Representational image from Wallpaper Cave
New Delhi: Red Lantern Analytica, a New Delhi-based international affairs observer group, has released a statement alerting Bhutan that sliding with China will cost it huge losses like Sri Lanka and Pakistan.
The Doklam plateau issue rose to the limelight when, in 2017, under the Chinese Communist Party’s (CCP) leadership, Chinese troops with construction vehicles and road building equipment, began extending an existing road southward in Doklam. Doklam is a disputed area between India, Bhutan and China.
While owing to its hegemonic desires, China claims the entirety of the plateau, India maintains the dignity of historical treaties.
Bhutan, who even agreed to coordinate its foreign policy with that of India, under agreements like the Friendship Treaty, is now being heavily pressured by the CCP to change its stand owing to which Prime Minister Lotay Tshering, recently made claims stating that "China has equal stake in Doklam dispute" as it is not up to Bhutan alone to solve the Doklam dispute and that all three countries – Bhutan, India and China are equal stakeholders.

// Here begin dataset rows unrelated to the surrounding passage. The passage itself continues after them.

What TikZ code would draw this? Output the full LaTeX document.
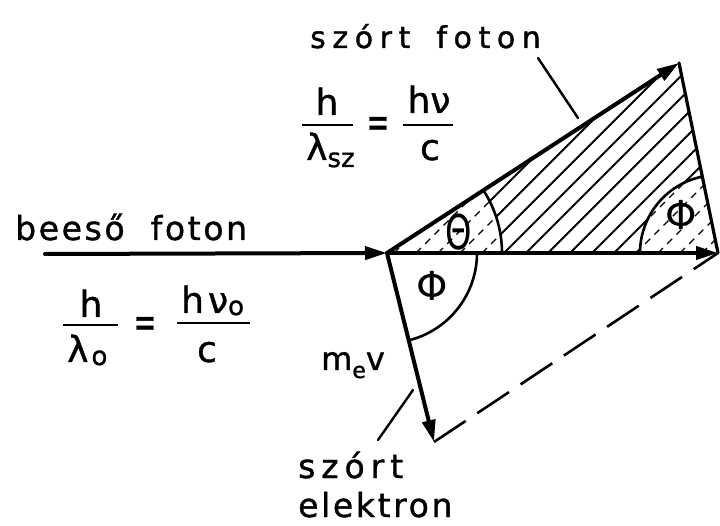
\documentclass[tikz,border=0pt]{standalone}
\usepackage{fontspec}
\usepackage{graphicx}
\setmainfont{DejaVu Sans}
\newfontfamily\frmfont[FakeBold=1.1]{DejaVu Sans}
\newfontfamily\labA[LetterSpace=8,FakeBold=1.2]{DejaVu Sans}
\newfontfamily\labB[LetterSpace=22,FakeBold=1.2]{DejaVu Sans}
\newfontfamily\labC[LetterSpace=18,FakeBold=1.2]{DejaVu Sans}
\newfontfamily\labD[LetterSpace=8,FakeBold=1.2]{DejaVu Sans}
\usetikzlibrary{arrows.meta}
\tikzset{
  vec/.style={line width=4pt, line cap=round, -{Triangle[length=22pt,width=13pt]}},
  edgeline/.style={line width=3.2pt, line cap=round},
  hatch/.style={line width=2pt},
  arcline/.style={line width=2.6pt},
  leader/.style={line width=2.4pt, line cap=round},
  fracbar/.style={line width=2.6pt},
  frm/.style={font=\frmfont\fontsize{36}{40}\selectfont, inner sep=0pt},
  ang/.style={font=\fontsize{40}{44}\selectfont, inner sep=0pt},
}
\begin{document}
\begin{tikzpicture}[x=1pt,y=1pt]
\useasboundingbox (0,0) rectangle (720,525);
% key points
\coordinate (S) at (45,271);
\coordinate (O) at (387,272);
\coordinate (P) at (679,462);
\coordinate (R) at (718,272);
\coordinate (E) at (434,83);
% hatching of the triangle
\begin{scope}
  \clip (O) -- (P) -- (R) -- cycle;
  \foreach \k in {-9,...,7} \draw[hatch] (570+22*\k,272) -- ++(45:380pt);
\end{scope}
\fill[white] (O) -- ++(0:115pt) arc[start angle=0,end angle=33.05,radius=115pt] -- cycle;
\fill[white] (R) -- ++(180:78pt) arc[start angle=180,end angle=101.6,radius=78pt] -- cycle;
\begin{scope}
  \clip (O) -- ++(0:115pt) arc[start angle=0,end angle=33.05,radius=115pt] -- cycle;
  \foreach \k in {-9,...,7} \draw[hatch, line width=1.3pt, dash pattern=on 7pt off 6pt] (570+22*\k,272) -- ++(45:380pt);
\end{scope}
\begin{scope}
  \clip (R) -- ++(180:78pt) arc[start angle=180,end angle=101.6,radius=78pt] -- cycle;
  \foreach \k in {-9,...,7} \draw[hatch, line width=1.3pt, dash pattern=on 7pt off 6pt] (570+22*\k,272) -- ++(45:380pt);
\end{scope}
% angle arcs
\draw[arcline] (O) ++(0:115pt) arc[start angle=0,end angle=33.05,radius=115pt];
\draw[arcline] (O) ++(0:90pt) arc[start angle=0,end angle=-76,radius=90pt];
\draw[arcline] (R) ++(180:78pt) arc[start angle=180,end angle=101.6,radius=78pt];
% vectors
\draw[edgeline] (P) -- (R);
\draw[line width=2.6pt, dash pattern=on 38pt off 14pt] (E) -- (R);
\draw[vec] (S) -- (O);
\draw[vec] (O) -- (R);
\draw[vec] (O) -- (P);
\draw[vec] (O) -- (E);
% angle labels
\node[ang] (th) at (459,293) {\scalebox{0.7}[1]{\fontsize{48}{50}\selectfont Θ}};
\node[ang] (phR) at (681,310) {Φ};
\node[ang] (phO) at (432,239) {Φ};
% labels
\node[font=\labB\fontsize{30}{34}\selectfont, inner sep=0pt, anchor=base west] (tf) at (310,477) {szórt\hspace{26pt}foton};
\node[font=\labA\fontsize{33}{36}\selectfont, inner sep=0pt, anchor=base west] (bf) at (15,285) {beeső\hspace{26pt}foton};
\node[font=\labC\fontsize{33}{36}\selectfont, inner sep=0pt, anchor=base west] (se1) at (298,47) {szórt};
\node[font=\labD\fontsize{33}{36}\selectfont, inner sep=0pt, anchor=base west] (se2) at (298,8) {elektron};
\node[font=\frmfont\fontsize{32}{34}\selectfont, inner sep=0pt, anchor=base west] (mv) at (321,155) {m\raisebox{-8pt}{\fontsize{22}{22}\selectfont e}v};
% leader lines
\coordinate (tfa) at (538,467);
\coordinate (tfb) at (578,407);
\coordinate (sea) at (413,135);
\coordinate (seb) at (378,85);
\draw[leader] (tfa) -- (tfb);
\draw[leader] (sea) -- (seb);
% formula: scattered photon
\node[frm, anchor=base] (n1) at (327,410) {h};
\draw[fracbar] (302,400) -- (353,400);
\node[frm, anchor=base west] (d1) at (306,365) {λ\raisebox{-7pt}{\fontsize{26}{26}\selectfont sz}};
\node[frm] (eq1) at (378,398) {\scalebox{0.75}[1.2]{=}};
\node[frm, anchor=base] (n2) at (429,412) {hν};
\draw[fracbar] (403,400) -- (453,400);
\node[frm, anchor=base] (d2) at (430,365) {c};
% formula: incoming photon
\node[frm, anchor=base] (n3) at (91,208) {h};
\draw[fracbar] (63,200) -- (118,200);
\node[frm, anchor=base west] (d3) at (67,163) {λ\hspace{3pt}\raisebox{-3pt}{\fontsize{26}{26}\selectfont o}};
\node[frm] (eq2) at (145,198) {\scalebox{0.75}[1.2]{=}};
\node[frm, anchor=base west] (n4) at (181,212) {h\hspace{4pt}ν\raisebox{-2pt}{\fontsize{26}{26}\selectfont o}};
\draw[fracbar] (177,202) -- (250,202);
\node[frm, anchor=base] (d4) at (207,163) {c};
\end{tikzpicture}
\end{document}
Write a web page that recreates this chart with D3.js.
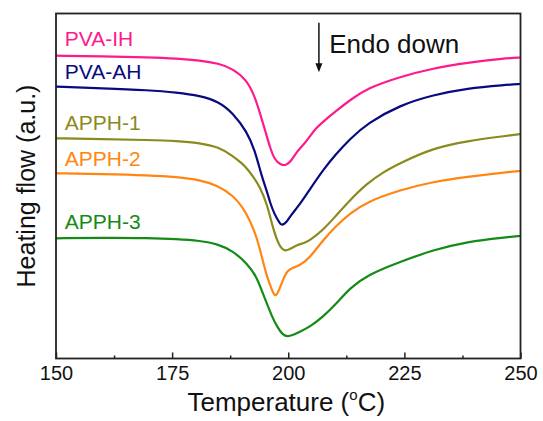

China has been toying with Bhutan’s sovereignty and territorial integrity for decades – sometimes by showing large parts of Bhutan as part of China in Chinese maps, sometimes by building heavy infrastructure in Bhutan’s territory, but mostly by trying to construct illegal sites in the disputed areas.
What Bhutan doesn’t understand is that China is trying to shift the disputed tri-junction southward, which would make the entire Doklam plateau legally a part of China – which is in close proximity to India’s strategic Siliguri Corridor.
Bhutan’s position might look like it has limited options when it comes to stopping China’s increasing encroachment on Bhutan’s territory but it is very crucial for Bhutan to not get lured by the cheesy words of the CCP and take a pacifist stand – as taking side with China just might fetch the exact opposite outcome.
In the past few years, Asia has become the target of CCP’s cruel ‘Debt Trap Diplomacy’, major examples being Pakistan (so called "all weather friend" of China), Sri Lanka, Mongolia and even Nepal.
All these countries were exploited by China for its own personal gains, rendering them reliant on China and eventually losing access to their own natural resources and infrastructure.
"We, at Red Lantern Analytica, would like to alert Bhutan to not fall trap to China’s dubious claims and reciprocate the gusto which India has always shown in trying to resolve Bhutan’s conflicts with China," the statement read.
Bhutan must take its own clear stand, uninfluenced by the hinges of China. The Doklam issue is a sensitive geopolitical issue of which Bhutan is an indispensable part; therefore Prime Minister Lotay Tshering must take into consideration the interests of both India and Bhutan before caving in to the whims and fancies of the CCP.